Les besoins relatifs à la lecture d’élèves en fin de parcours secondaire nous ont incités à vouloir mieux décrire leurs perceptions entourant la préparation aux évaluations de compréhension de lecture de textes narratifs brefs, particulièrement en ce qui a trait à la pratique d’annotation. Les données issues de questionnaires et d’entrevues semi-dirigées ont permis de constater que les élèves perçoivent généralement l’annotation comme utile. De plus, malgré un sentiment partagé de contrôle sur la tâche, de grandes hésitations sont évoquées ; la perception de compétence varierait beaucoup d’un élève à l’autre, en raison de facteurs individuels, scolaires et sociaux.

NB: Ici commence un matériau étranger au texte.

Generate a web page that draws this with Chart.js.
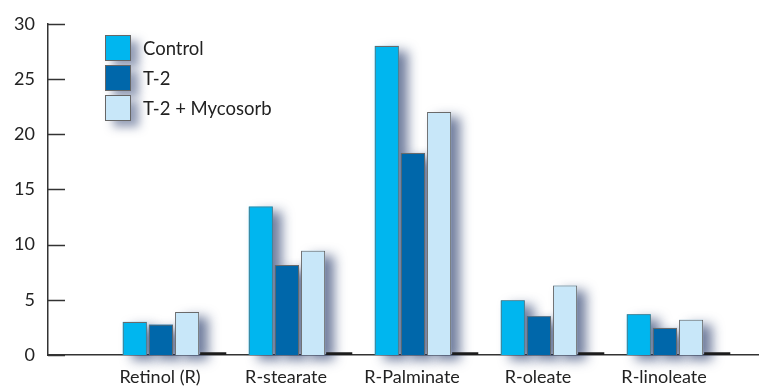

L’échantillon retenu étant restreint et limité à une seule école, nos résultats ne peuvent être généralisés que dans une certaine mesure. Ils permettent néanmoins de dégager un aperçu des perceptions d’adolescents. La situation étudiée est aussi circonscrite : des résultats différents émergeraient peut-être d’une étude des annotations sur une oeuvre complète (comme un roman) ou de celles sur un texte non littéraire. Le contexte d’évaluation est un autre élément important de l’analyse : les élèves ont souvent évoqué l’utilité de l’annotation pour bien réussir l’examen. Il serait donc précaire d’étendre nos conclusions à des situations de lecture formatives ou ludiques. Finalement, cette recherche ouvre sur une réflexion sur les pratiques plutôt traditionnelles d’évaluation de la lecture et sur l’encadrement offert aux élèves en préparation à ces évaluations.